Teach us to discern your hand in all your works,
and to serve you with reverence and thanksgiving;
through Jesus Christ our Lord,
who reigns with you and the Holy Spirit,
supreme over all creation,
now and forever. Amen
Reflection
The United Nations Climate Change Conference (COP26) meets in Glasgow the week after next. Representatives from all over the world will be meeting to discuss how we (not they) can reduce our carbon emissions.
It’s a bit clunky to get around, but the COP26 website sets as the main goal of the Conference to “secure global net zero by mid-century and keep 1.5 degrees within reach”. The “net zero” refers to carbon emissions, and in line with the so-called Paris Agreement (COP21) which took place in 2015.
I’m tempted to say, “Ain’t that grand, but what’s that to do with me?” Like so much of our national and international politics, much of the discussion and so many of the images are remote from my personal daily experience, even my imagination. And the truth is we each rely all too easily on our personal assessment of the issue to determine what we’ll do about it, if anything at all. The unfortunate truth of it is that if it doesn’t touch me, then I don’t do anything – at least that’s what our behaviour betrays about what we think.
And then we read God’s response to Job and Job’s friends (cc 38-41), which comes “out of the whirlwind”, in other words, that which is way beyond anyone’s control. Before the catastrophes hit Job and family, and make no mistake they are serious catastrophes, Job’s life was well ordered, good and everything was under control. The story-teller offers us an image of everything rosy – in life, in business, in the family, everywhere, which is then turned upside down. How then are they to live with disaster? How can Job possibly get his head around everything, absolutely everything gone?
Job’s so-called friends try to tell him it’s all his fault. He resists. Says no. They think they know better, but all they do is lead him down the destructive path of self-loathing. But this is not a story about blame.
In answer to Job’s predicament, the reading today starts, and continues for four chapters, with a series of unanswerable questions. Job was not there when the foundations of the earth were laid, and by extension, nor were the readers or hearers of this story. Our scientific knowledge is certainly well advanced now, but we were not there. And while we today know a great deal about the answers to some of these questions, we misunderstand them when we think of these only as questions about how: “How was it made?”, and “What happened?”
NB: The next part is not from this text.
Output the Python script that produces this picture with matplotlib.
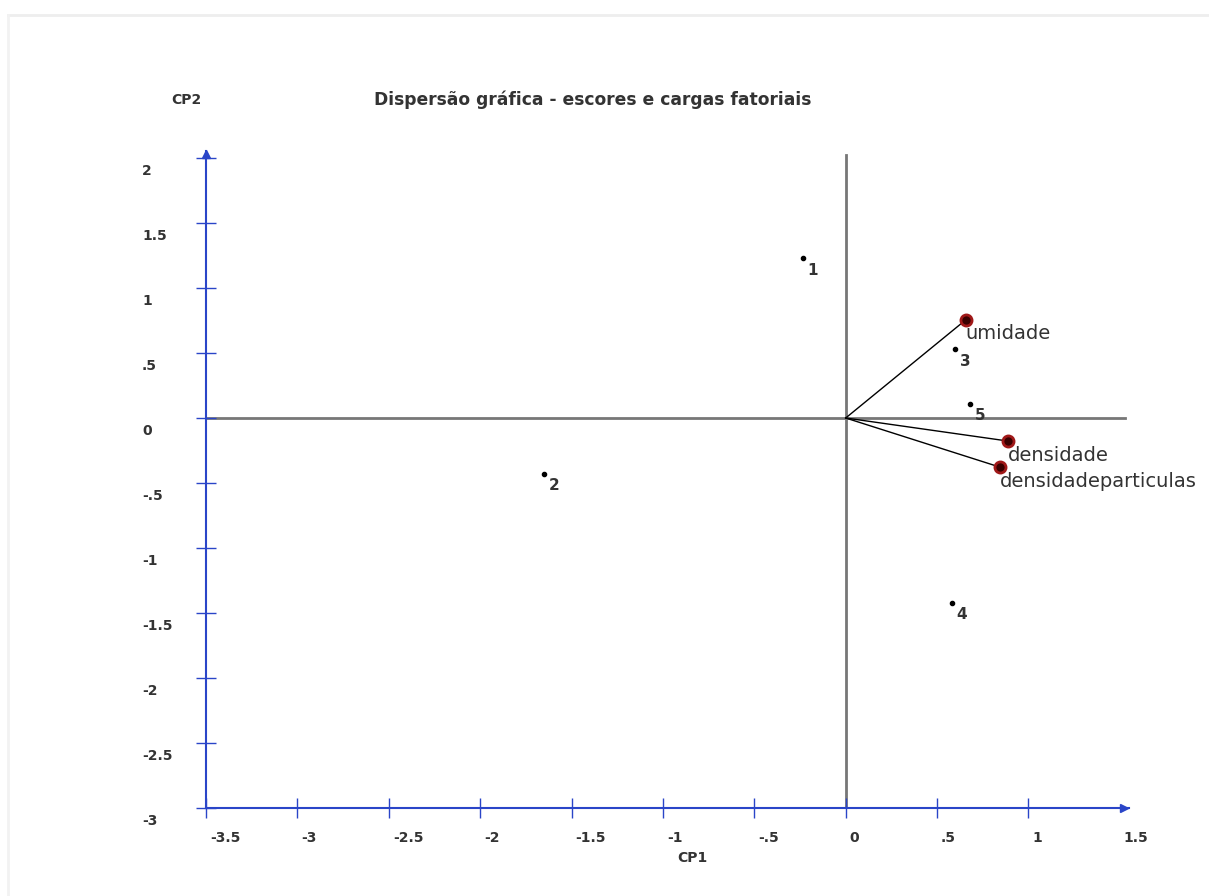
import matplotlib.pyplot as plt
from matplotlib.lines import Line2D

# escores (CP1, CP2) das amostras
amostras = ["1", "2", "3", "4", "5"]
cp1_escores = [-0.235, -1.652, 0.60, 0.58, 0.68]
cp2_escores = [1.23, -0.43, 0.53, -1.42, 0.108]

# cargas fatoriais das variaveis
variaveis = ["umidade", "densidade", "densidadeparticulas"]
cp1_cargas = [0.656, 0.886, 0.842]
cp2_cargas = [0.754, -0.177, -0.377]

xticks = [-3.5, -3, -2.5, -2, -1.5, -1, -0.5, 0, 0.5, 1, 1.5]
xticklabels = ["-3.5", "-3", "-2.5", "-2", "-1.5", "-1", "-.5", "0", ".5", "1", "1.5"]
yticks = [2, 1.5, 1, 0.5, 0, -0.5, -1, -1.5, -2, -2.5, -3]
yticklabels = ["2", "1.5", "1", ".5", "0", "-.5", "-1", "-1.5", "-2", "-2.5", "-3"]

W, H = 1209, 896
azul = "#2a45c8"
cinza = "#777777"
texto = "#333333"

fig = plt.figure(figsize=(W / 100, H / 100), dpi=100)

# moldura bem clara da imagem original
fig.add_artist(Line2D([8 / W, 1], [1 - 15 / H, 1 - 15 / H], color="#eeeeee", lw=2))
fig.add_artist(Line2D([8 / W, 8 / W], [0, 1 - 15 / H], color="#f2f2f2", lw=2))

ax = fig.add_axes([206 / W, 88 / H, 923 / W, 656.5 / H])
ax.set_xlim(-3.5, 1.55)
ax.set_ylim(-3, 2.05)

for s in ["top", "right"]:
    ax.spines[s].set_visible(False)
for s in ["left", "bottom"]:
    ax.spines[s].set_color(azul)
    ax.spines[s].set_linewidth(1.5)

ax.set_xticks(xticks[:-1])
ax.set_yticks(yticks)
ax.tick_params(direction="inout", length=14, width=1, color=azul,
               labelbottom=False, labelleft=False)

# setas dos eixos
ax.plot([1.52], [-3], marker=">", color=azul, ms=6, clip_on=False)
ax.plot([-3.5], [2.03], marker="^", color=azul, ms=6, clip_on=False)

# linhas de referencia
ax.plot([-3.5, 1.53], [0, 0], color=cinza, lw=2, zorder=1)
ax.plot([0, 0], [-3, 2.02], color=cinza, lw=2, zorder=1)

# rotulos dos eixos
for v, lab in zip(xticks, xticklabels):
    ax.annotate(lab, xy=(v, -3), xytext=(4, -30), textcoords="offset pixels",
                ha="left", va="center", fontsize=10, fontweight="bold",
                color=texto, annotation_clip=False)
for v, lab in zip(yticks, yticklabels):
    ax.annotate(lab, xy=(-3.5, v), xytext=(-64, -13), textcoords="offset pixels",
                ha="left", va="center", fontsize=10, fontweight="bold",
                color=texto, annotation_clip=False)

# escores
ax.plot(cp1_escores, cp2_escores, "o", color="black", ms=3, zorder=3)
for x, y, lab in zip(cp1_escores, cp2_escores, amostras):
    ax.annotate(lab, xy=(x, y), xytext=(5, -12), textcoords="offset pixels",
                ha="left", va="center", fontsize=11, fontweight="bold", color=texto)

# cargas
for x, y, lab in zip(cp1_cargas, cp2_cargas, variaveis):
    ax.plot([0, x], [0, y], color="black", lw=1, zorder=2)
    ax.annotate(lab, xy=(x, y), xytext=(0, -14), textcoords="offset pixels",
                ha="left", va="center", fontsize=14, color=texto)
ax.plot(cp1_cargas, cp2_cargas, "o", ms=8, mfc="#3a0000", mec="#a01818", mew=2, zorder=4)

fig.text(186 / W, 1 - 100 / H, "CP2", ha="center", va="center",
         fontsize=10, fontweight="bold", color=texto)
fig.text(593 / W, 1 - 100 / H, "Dispersão gráfica - escores e cargas fatoriais",
         ha="center", va="center", fontsize=12.3, fontweight="bold", color=texto)
fig.text(692 / W, 1 - 858 / H, "CP1", ha="center", va="center",
         fontsize=10, fontweight="bold", color=texto)

fig.savefig("out.png", dpi=100)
These questions to Job, and by extension to us, are rather about vocation: “What is all this for?” And: “What do we do with it?” Only now does Job realize that the totality of creation is way beyond human understanding. It is not ours by possession. It is ours as gift, and Job’s response is to repent. Today we might remember that our individual and our corporate consumption of creation, our continual taking that which is good and returning only waste, represents our disrespect not only for that which we use, but also for the Provider of this good creation. We too need to repent, in other words, we need to change. We need to change direction, change our ways and change our consumption. Only then will we appreciate the good we’ve been given and not leave only pollution.